Tuesday, October 6, 2015

Acceptance Speech

I continue to struggle, as I'm sure most of us do. Life will throw you curve balls, water balloons, and for a loop. It's the scariest roller coaster ride that I've ever been on, that's for sure. Change is inevitable, but self-change is a big friggin' wrestling match. If I was who I set out to be, I would be living the quiet life, in a log cabin amidst that wilderness north of here. But I have continued to trod the path that I've always been on.

Each month at the bookstore, where I'm employed, I have to choose a pick that will be my featured staff pick. For the month of October, I chose Bug in a Vacuum by Mélanie Watt. An errant house fly gets inadvertently sucked into the vacuum cleaner. It's a scary and strange place. The fly goes through the five stages of grief -- denial, bargaining, anger, despair and eventually acceptance. Most of the time I am still in the anger stage. I would love to leap over despair and go directly to acceptance, but there is no wavering from my path.

As I've gotten older...and older, I've begun to realize that many of my dreams and desires -- those innocent childhood fantasies -- are going to end up in the dustbin of time, unfilled.

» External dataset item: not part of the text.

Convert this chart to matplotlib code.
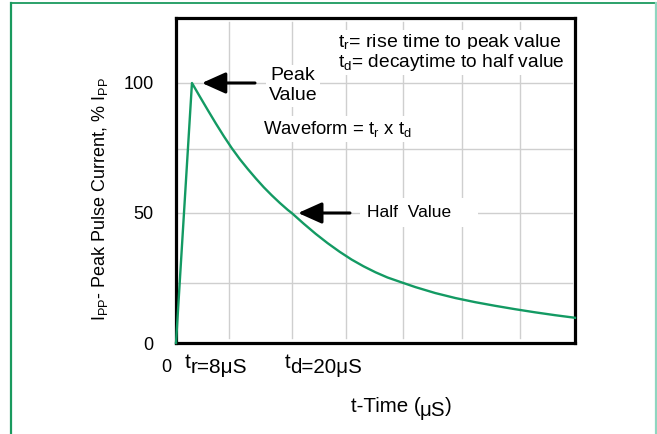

Ever since I was sixteen, I've wanted to live rustically in Alaska, but apparently I only had the motivation to get as far as Seattle. Seattle has been good to me though. My past in Massachusetts still seems feel the dark chapters in my life. 

I often wonder if acceptance and surrender are the same things, because I feel ready to wave the white flag. No checkered flag for me! Just let me take my pit stop, and practice some mindfulness, because this society is making me ill. I have to constantly remind myself that moral values exist only in the meager minds of humans. Outside of our delusions, there is no right or wrong, or pressure to succeed. We create our own mental prisons.

I want to be a happy animal, who is satisfied with the necessities in life, like food, water and shelter. Love is also a great necessity, but it's not free for the taking. Love is a struggle. Love is acceptance. Love is letting go, and seeing where this river takes me. I need more joy, or rather I need to feel the joy that is already available to me.

So, to quote something Willa from Cafe Vios said to me recently, "We're all just a bug in a vacuum." I often still find myself flying blindly into the limits of the vacuum bag, figuring that I can find a way out, rather than than accepting my lot in life, and learning to enjoy the little things. The way will open itself up to me eventually without any help from GPS, thank you very much.